* [Written instruction] Please write the listing below out again exactly, leaving every picture behind.

* [Data lines]
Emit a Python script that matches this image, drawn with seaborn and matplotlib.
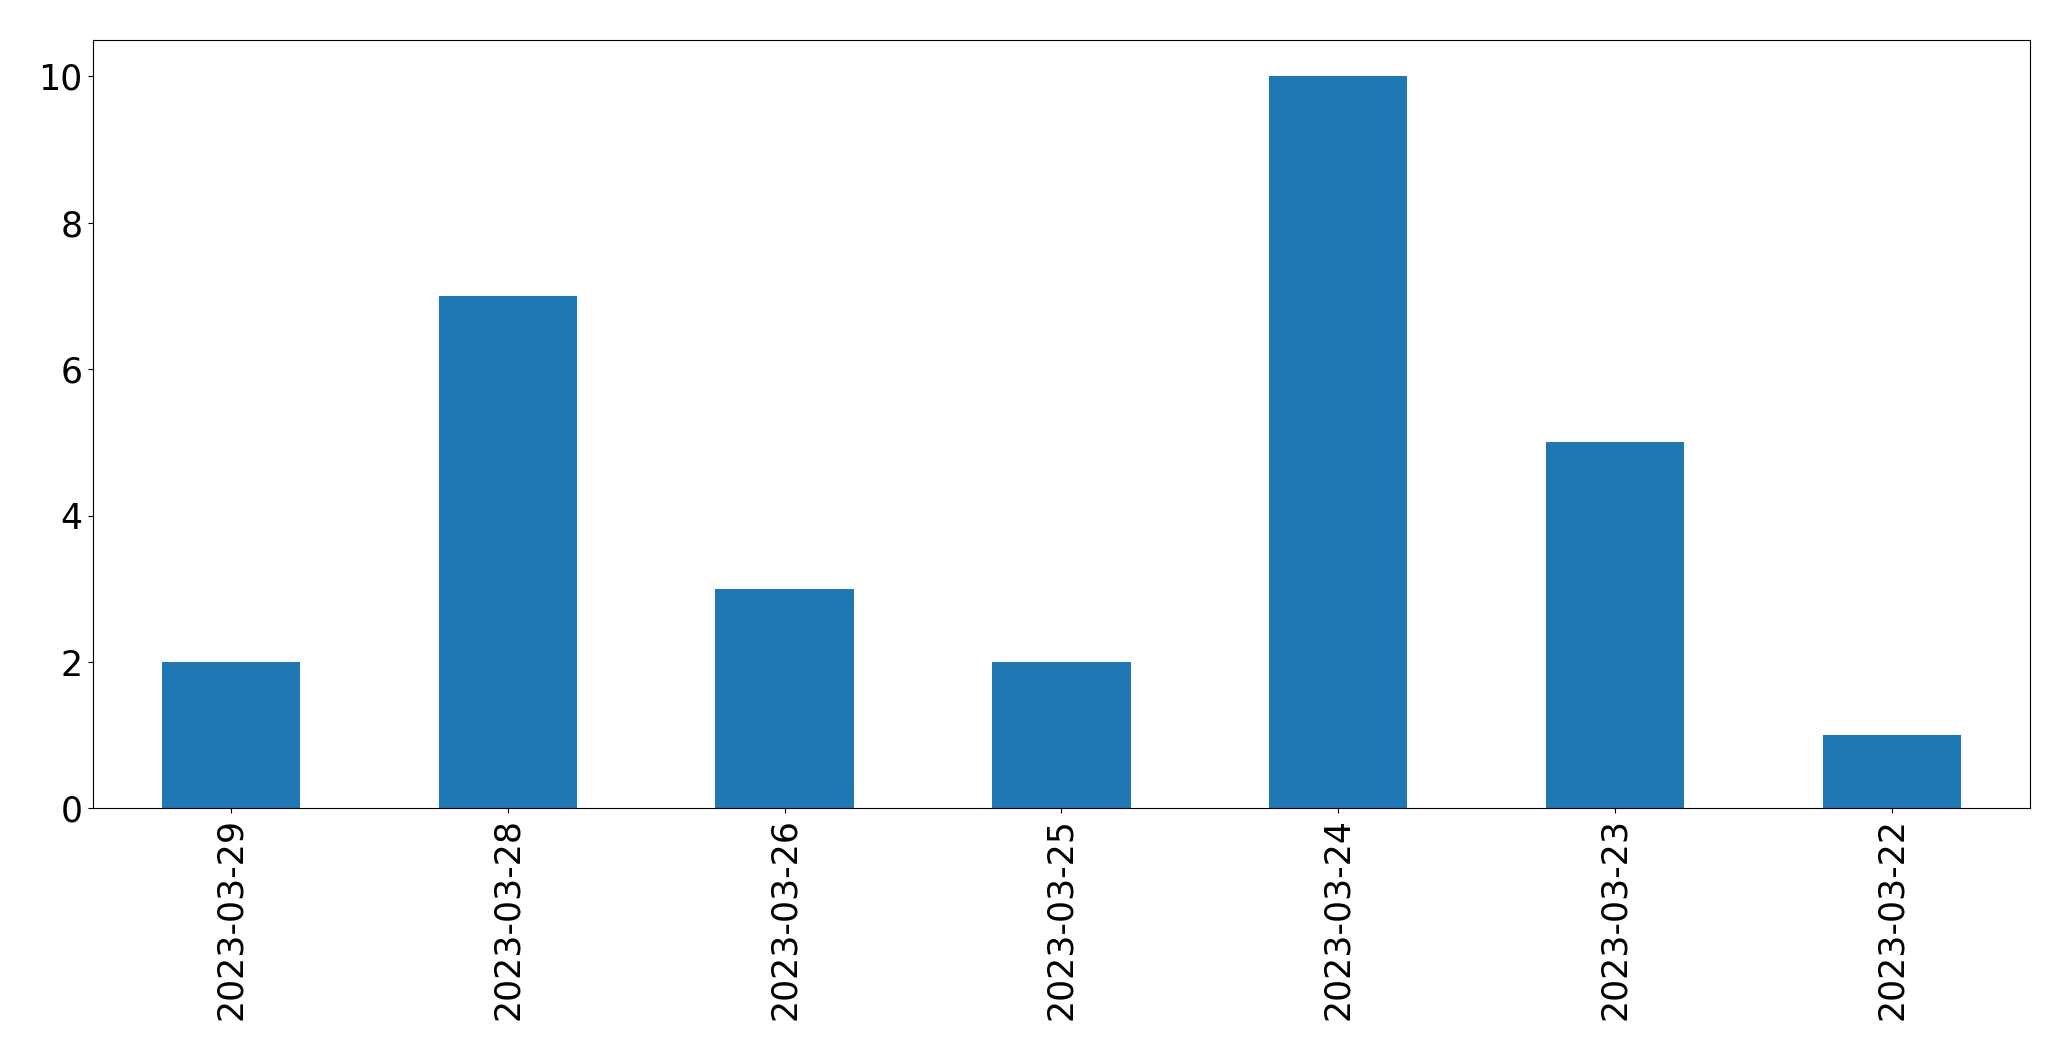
import pandas as pd
import matplotlib
matplotlib.use("Agg")
import matplotlib.pyplot as plt
import seaborn as sns

dates = ["2023-03-29", "2023-03-28", "2023-03-26", "2023-03-25",
         "2023-03-24", "2023-03-23", "2023-03-22"]
counts = [2, 7, 3, 2, 10, 5, 1]

df = pd.DataFrame({"date": dates, "count": counts})

fig, ax = plt.subplots(figsize=(20.71, 10.61), dpi=100)
fig.subplots_adjust(left=0.0447, right=0.9803, top=0.9627, bottom=0.238)

sns.barplot(data=df, x="date", y="count", color="#1f77b4",
            saturation=1, width=0.5, ax=ax, order=dates)

ax.set_xlim(-0.5, len(dates) - 0.5)
ax.set_ylim(0, 10.5)
ax.set_xlabel("")
ax.set_ylabel("")
ax.tick_params(axis="both", labelsize=25)
ax.tick_params(axis="x", labelrotation=90)

fig.savefig("out.png", dpi=100)
plt.close(fig)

* [Solution to the exercise]
Emit a Python script that matches this image, drawn with seaborn and matplotlib.
import pandas as pd
import matplotlib
matplotlib.use("Agg")
import matplotlib.pyplot as plt
import seaborn as sns

dates = ["2023-03-29", "2023-03-28", "2023-03-26", "2023-03-25",
         "2023-03-24", "2023-03-23", "2023-03-22"]
counts = [2, 7, 3, 2, 10, 5, 1]

df = pd.DataFrame({"date": dates, "count": counts})

fig, ax = plt.subplots(figsize=(20.71, 10.61), dpi=100)
fig.subplots_adjust(left=0.0447, right=0.9803, top=0.9627, bottom=0.238)

sns.barplot(data=df, x="date", y="count", color="#1f77b4",
            saturation=1, width=0.5, ax=ax, order=dates)

ax.set_xlim(-0.5, len(dates) - 0.5)
ax.set_ylim(0, 10.5)
ax.set_xlabel("")
ax.set_ylabel("")
ax.tick_params(axis="both", labelsize=25)
ax.tick_params(axis="x", labelrotation=90)

fig.savefig("out.png", dpi=100)
plt.close(fig)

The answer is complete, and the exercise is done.